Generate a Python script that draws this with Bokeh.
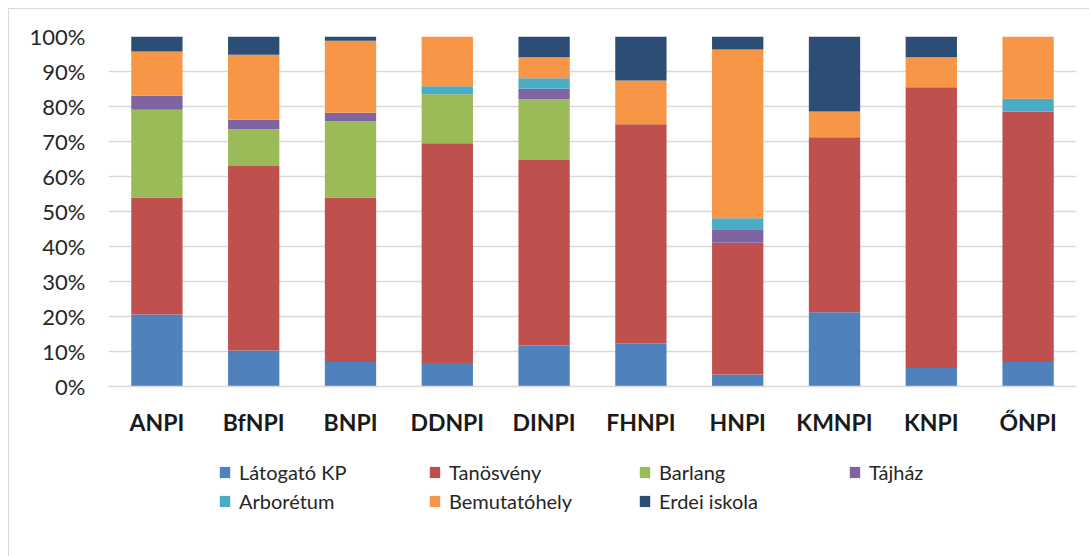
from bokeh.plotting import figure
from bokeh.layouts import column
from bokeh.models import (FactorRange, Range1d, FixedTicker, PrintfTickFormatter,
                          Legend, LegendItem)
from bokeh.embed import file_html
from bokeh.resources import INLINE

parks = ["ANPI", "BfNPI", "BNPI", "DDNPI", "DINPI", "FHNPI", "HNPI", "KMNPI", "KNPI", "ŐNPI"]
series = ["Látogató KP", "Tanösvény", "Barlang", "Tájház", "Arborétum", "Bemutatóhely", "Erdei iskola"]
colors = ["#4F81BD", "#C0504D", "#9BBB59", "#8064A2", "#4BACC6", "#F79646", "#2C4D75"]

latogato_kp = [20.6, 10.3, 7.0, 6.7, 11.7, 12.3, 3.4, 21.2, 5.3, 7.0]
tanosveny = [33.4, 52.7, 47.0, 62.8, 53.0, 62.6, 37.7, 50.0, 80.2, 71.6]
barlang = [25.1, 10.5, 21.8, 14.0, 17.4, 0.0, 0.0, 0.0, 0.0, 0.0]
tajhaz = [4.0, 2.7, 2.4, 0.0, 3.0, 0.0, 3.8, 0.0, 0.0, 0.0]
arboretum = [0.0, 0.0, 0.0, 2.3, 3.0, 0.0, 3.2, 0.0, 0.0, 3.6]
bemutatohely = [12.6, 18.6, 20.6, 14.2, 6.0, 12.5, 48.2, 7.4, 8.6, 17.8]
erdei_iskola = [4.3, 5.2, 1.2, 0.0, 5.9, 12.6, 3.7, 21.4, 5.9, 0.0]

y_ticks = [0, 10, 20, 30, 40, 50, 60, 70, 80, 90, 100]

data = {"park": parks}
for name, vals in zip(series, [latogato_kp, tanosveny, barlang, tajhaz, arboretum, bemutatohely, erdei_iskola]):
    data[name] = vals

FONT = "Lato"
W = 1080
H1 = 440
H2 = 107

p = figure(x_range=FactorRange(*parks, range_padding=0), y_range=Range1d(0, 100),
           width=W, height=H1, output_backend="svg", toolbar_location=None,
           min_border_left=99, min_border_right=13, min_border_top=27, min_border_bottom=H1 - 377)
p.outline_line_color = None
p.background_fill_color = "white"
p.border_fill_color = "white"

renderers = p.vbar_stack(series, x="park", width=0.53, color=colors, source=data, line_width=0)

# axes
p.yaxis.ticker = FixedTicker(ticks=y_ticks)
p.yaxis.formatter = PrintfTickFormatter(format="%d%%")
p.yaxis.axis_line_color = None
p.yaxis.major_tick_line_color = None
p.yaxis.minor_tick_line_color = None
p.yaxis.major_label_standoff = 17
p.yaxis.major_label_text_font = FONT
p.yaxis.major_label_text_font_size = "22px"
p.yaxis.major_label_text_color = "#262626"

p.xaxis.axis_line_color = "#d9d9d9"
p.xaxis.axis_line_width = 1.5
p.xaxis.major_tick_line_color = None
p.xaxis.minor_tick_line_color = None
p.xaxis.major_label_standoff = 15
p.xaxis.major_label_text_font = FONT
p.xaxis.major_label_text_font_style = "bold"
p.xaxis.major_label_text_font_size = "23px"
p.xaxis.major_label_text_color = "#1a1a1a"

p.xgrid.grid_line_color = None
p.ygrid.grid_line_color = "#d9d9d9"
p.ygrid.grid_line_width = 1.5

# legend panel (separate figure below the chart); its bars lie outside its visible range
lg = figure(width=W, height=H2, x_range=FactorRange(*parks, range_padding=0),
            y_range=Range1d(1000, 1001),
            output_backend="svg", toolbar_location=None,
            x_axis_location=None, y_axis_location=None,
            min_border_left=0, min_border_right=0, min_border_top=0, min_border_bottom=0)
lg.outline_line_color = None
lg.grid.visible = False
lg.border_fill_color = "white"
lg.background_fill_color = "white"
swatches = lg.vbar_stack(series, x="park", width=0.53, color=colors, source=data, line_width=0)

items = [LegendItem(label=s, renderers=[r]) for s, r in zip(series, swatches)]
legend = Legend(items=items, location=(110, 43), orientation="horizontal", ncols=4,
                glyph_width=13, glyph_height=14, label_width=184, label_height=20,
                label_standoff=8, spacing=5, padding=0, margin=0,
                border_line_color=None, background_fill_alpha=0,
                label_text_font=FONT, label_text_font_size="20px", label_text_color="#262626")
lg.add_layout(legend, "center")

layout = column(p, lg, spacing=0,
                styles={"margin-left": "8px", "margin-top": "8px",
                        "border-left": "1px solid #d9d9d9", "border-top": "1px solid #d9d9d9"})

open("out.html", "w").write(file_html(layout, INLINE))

Short problem.
Give all the lines above again, character for character, without pictures.

Result of the exercise.
Generate a Python script that draws this with Bokeh.
from bokeh.plotting import figure
from bokeh.layouts import column
from bokeh.models import (FactorRange, Range1d, FixedTicker, PrintfTickFormatter,
                          Legend, LegendItem)
from bokeh.embed import file_html
from bokeh.resources import INLINE

parks = ["ANPI", "BfNPI", "BNPI", "DDNPI", "DINPI", "FHNPI", "HNPI", "KMNPI", "KNPI", "ŐNPI"]
series = ["Látogató KP", "Tanösvény", "Barlang", "Tájház", "Arborétum", "Bemutatóhely", "Erdei iskola"]
colors = ["#4F81BD", "#C0504D", "#9BBB59", "#8064A2", "#4BACC6", "#F79646", "#2C4D75"]

latogato_kp = [20.6, 10.3, 7.0, 6.7, 11.7, 12.3, 3.4, 21.2, 5.3, 7.0]
tanosveny = [33.4, 52.7, 47.0, 62.8, 53.0, 62.6, 37.7, 50.0, 80.2, 71.6]
barlang = [25.1, 10.5, 21.8, 14.0, 17.4, 0.0, 0.0, 0.0, 0.0, 0.0]
tajhaz = [4.0, 2.7, 2.4, 0.0, 3.0, 0.0, 3.8, 0.0, 0.0, 0.0]
arboretum = [0.0, 0.0, 0.0, 2.3, 3.0, 0.0, 3.2, 0.0, 0.0, 3.6]
bemutatohely = [12.6, 18.6, 20.6, 14.2, 6.0, 12.5, 48.2, 7.4, 8.6, 17.8]
erdei_iskola = [4.3, 5.2, 1.2, 0.0, 5.9, 12.6, 3.7, 21.4, 5.9, 0.0]

y_ticks = [0, 10, 20, 30, 40, 50, 60, 70, 80, 90, 100]

data = {"park": parks}
for name, vals in zip(series, [latogato_kp, tanosveny, barlang, tajhaz, arboretum, bemutatohely, erdei_iskola]):
    data[name] = vals

FONT = "Lato"
W = 1080
H1 = 440
H2 = 107

p = figure(x_range=FactorRange(*parks, range_padding=0), y_range=Range1d(0, 100),
           width=W, height=H1, output_backend="svg", toolbar_location=None,
           min_border_left=99, min_border_right=13, min_border_top=27, min_border_bottom=H1 - 377)
p.outline_line_color = None
p.background_fill_color = "white"
p.border_fill_color = "white"

renderers = p.vbar_stack(series, x="park", width=0.53, color=colors, source=data, line_width=0)

# axes
p.yaxis.ticker = FixedTicker(ticks=y_ticks)
p.yaxis.formatter = PrintfTickFormatter(format="%d%%")
p.yaxis.axis_line_color = None
p.yaxis.major_tick_line_color = None
p.yaxis.minor_tick_line_color = None
p.yaxis.major_label_standoff = 17
p.yaxis.major_label_text_font = FONT
p.yaxis.major_label_text_font_size = "22px"
p.yaxis.major_label_text_color = "#262626"

p.xaxis.axis_line_color = "#d9d9d9"
p.xaxis.axis_line_width = 1.5
p.xaxis.major_tick_line_color = None
p.xaxis.minor_tick_line_color = None
p.xaxis.major_label_standoff = 15
p.xaxis.major_label_text_font = FONT
p.xaxis.major_label_text_font_style = "bold"
p.xaxis.major_label_text_font_size = "23px"
p.xaxis.major_label_text_color = "#1a1a1a"

p.xgrid.grid_line_color = None
p.ygrid.grid_line_color = "#d9d9d9"
p.ygrid.grid_line_width = 1.5

# legend panel (separate figure below the chart); its bars lie outside its visible range
lg = figure(width=W, height=H2, x_range=FactorRange(*parks, range_padding=0),
            y_range=Range1d(1000, 1001),
            output_backend="svg", toolbar_location=None,
            x_axis_location=None, y_axis_location=None,
            min_border_left=0, min_border_right=0, min_border_top=0, min_border_bottom=0)
lg.outline_line_color = None
lg.grid.visible = False
lg.border_fill_color = "white"
lg.background_fill_color = "white"
swatches = lg.vbar_stack(series, x="park", width=0.53, color=colors, source=data, line_width=0)

items = [LegendItem(label=s, renderers=[r]) for s, r in zip(series, swatches)]
legend = Legend(items=items, location=(110, 43), orientation="horizontal", ncols=4,
                glyph_width=13, glyph_height=14, label_width=184, label_height=20,
                label_standoff=8, spacing=5, padding=0, margin=0,
                border_line_color=None, background_fill_alpha=0,
                label_text_font=FONT, label_text_font_size="20px", label_text_color="#262626")
lg.add_layout(legend, "center")

layout = column(p, lg, spacing=0,
                styles={"margin-left": "8px", "margin-top": "8px",
                        "border-left": "1px solid #d9d9d9", "border-top": "1px solid #d9d9d9"})

open("out.html", "w").write(file_html(layout, INLINE))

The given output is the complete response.